Gravitational Fields Flashcards
Gravitational fields
a region of space where a mass experiences a force due to the gravitational attraction of another mass
Equation for gravitational field
g = Fg / m
Describe the field lines of gravitational fields on a planet
- Field lines always toward the centre of the mass
- Gravitational force gets wearker as you get further away from the planet’s surface
Newton’s law of gravitation
any two point masses attract each other with a force that is directly proportional to the product of their masses and inversely proportional to the square of their seperation
Equation of Newton’s law of gravitation
Fg = GMm / r^2
The inverse square law
when a mass is twice as far away from one another, the force due to gravity reduces by 1/4 ; 1/r^2 relation
Gravitational field strength
a point where gravitational force exerted per unit mass on a small object is placed at that point
Equation for gravitational field strength
g = GM / r^2
GPE
the energy an object possess due to its position in a gravitational field
GPE = mgh
Gravitational potential
the work done per unit mass in bringing a test mass from infinity to a defined point
Equation of gravitational potential
ϕ = -GM / r
Why does gravitational potential have a negative value?

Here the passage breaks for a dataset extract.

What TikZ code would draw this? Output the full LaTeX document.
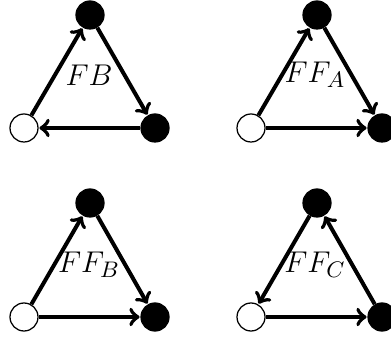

Because potential near an isolated mass when r is infinity is defined as 0
Gravitational forces are always attractive so when r decreases, positive work is done by the mass when moving from infinity to that point
Mass closer to each other = grav. potential becomes more negative
Mass further from each other = grav. potential becomes more positive
Equation for GPE of two point masses
GPE = -GMm / r
Equation for change in GPE of two point masses m and M from r1 to r2:
△ ϕ = GM (1/r1 - 1/r2)
Circular orbits in gravitational frields
Fg = F circ
GMm / r^2 = mv^2/r
Therefore: v^2 = GM / r